**Requirement**
Find the lines of data that contain the string "this", then list them.

**Data section**
◇ ◇ ◇

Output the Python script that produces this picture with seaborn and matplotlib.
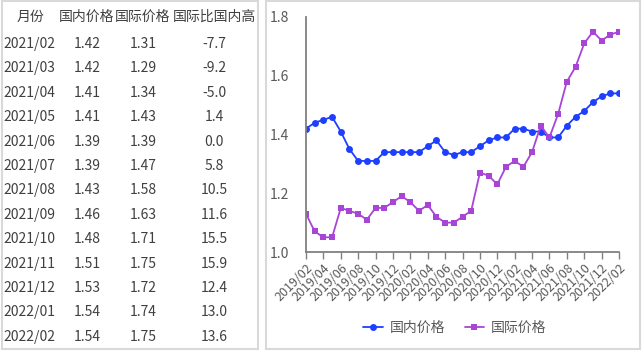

◇ ◇ ◇

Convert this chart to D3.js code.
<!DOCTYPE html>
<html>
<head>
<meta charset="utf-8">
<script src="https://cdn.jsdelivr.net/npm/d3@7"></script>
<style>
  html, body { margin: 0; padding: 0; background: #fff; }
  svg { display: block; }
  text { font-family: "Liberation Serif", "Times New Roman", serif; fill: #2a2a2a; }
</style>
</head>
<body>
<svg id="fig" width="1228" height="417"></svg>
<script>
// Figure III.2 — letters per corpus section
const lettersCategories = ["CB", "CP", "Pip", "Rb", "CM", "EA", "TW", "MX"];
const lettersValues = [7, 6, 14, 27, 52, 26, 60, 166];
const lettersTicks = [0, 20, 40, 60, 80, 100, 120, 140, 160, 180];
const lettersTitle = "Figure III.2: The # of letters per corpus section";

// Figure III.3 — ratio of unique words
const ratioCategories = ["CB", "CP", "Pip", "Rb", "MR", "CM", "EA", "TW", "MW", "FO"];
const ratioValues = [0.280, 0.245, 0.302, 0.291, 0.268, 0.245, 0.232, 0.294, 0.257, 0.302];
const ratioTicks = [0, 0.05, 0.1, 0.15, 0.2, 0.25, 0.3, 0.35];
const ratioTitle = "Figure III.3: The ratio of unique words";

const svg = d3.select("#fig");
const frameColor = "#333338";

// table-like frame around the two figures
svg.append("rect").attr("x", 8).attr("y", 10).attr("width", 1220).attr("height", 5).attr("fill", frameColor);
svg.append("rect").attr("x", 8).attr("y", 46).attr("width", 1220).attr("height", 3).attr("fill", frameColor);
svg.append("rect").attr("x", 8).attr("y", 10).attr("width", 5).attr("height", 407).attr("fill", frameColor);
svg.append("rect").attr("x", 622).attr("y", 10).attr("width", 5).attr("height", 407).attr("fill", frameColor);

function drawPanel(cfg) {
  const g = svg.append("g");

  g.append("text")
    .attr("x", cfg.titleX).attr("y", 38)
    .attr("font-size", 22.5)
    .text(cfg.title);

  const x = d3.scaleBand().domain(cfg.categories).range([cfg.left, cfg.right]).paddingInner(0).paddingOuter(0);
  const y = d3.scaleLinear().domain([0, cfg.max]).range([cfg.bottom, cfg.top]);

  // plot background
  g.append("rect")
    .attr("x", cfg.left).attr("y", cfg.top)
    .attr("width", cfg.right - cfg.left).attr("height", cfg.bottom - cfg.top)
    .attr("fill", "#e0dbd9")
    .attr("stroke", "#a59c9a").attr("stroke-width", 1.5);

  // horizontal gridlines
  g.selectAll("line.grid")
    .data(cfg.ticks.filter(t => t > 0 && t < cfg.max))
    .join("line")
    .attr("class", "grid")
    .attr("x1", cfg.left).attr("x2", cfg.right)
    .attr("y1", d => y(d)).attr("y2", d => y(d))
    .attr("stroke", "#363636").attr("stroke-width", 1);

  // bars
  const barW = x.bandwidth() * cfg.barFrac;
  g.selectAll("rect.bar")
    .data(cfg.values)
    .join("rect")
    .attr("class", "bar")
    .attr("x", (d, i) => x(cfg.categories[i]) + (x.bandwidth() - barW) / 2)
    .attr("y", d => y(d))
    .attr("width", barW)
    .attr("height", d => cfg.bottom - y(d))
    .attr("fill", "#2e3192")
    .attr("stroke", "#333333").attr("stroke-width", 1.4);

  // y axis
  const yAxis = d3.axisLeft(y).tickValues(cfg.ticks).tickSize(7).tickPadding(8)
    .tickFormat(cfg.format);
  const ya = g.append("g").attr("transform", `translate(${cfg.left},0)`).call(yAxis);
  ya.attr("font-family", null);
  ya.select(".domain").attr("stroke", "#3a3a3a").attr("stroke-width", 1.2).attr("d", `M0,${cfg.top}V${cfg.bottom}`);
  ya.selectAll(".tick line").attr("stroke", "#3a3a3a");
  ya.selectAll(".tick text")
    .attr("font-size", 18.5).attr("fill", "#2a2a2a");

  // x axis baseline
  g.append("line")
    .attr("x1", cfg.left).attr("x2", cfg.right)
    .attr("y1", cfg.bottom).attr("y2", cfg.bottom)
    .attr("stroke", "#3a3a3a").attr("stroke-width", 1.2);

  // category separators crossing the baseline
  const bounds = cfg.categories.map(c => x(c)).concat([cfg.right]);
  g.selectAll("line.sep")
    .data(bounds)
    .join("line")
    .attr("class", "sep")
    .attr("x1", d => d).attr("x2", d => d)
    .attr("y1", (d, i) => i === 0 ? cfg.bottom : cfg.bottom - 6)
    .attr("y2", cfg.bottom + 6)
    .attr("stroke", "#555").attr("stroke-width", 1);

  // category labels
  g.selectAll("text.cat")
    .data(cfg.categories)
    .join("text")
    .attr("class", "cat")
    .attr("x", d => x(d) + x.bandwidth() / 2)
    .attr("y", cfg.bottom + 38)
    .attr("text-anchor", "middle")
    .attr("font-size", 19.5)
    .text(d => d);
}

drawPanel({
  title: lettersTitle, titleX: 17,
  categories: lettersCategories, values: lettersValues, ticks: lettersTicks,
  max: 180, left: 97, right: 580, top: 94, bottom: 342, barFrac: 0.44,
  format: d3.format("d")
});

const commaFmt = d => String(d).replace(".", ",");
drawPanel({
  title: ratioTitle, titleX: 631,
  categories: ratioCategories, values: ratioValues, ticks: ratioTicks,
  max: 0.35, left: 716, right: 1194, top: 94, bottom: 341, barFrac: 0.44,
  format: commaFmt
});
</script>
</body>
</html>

◇ ◇ ◇

**Reply to the exercise**
Output the Python script that produces this picture with seaborn and matplotlib.
Convert this chart to D3.js code.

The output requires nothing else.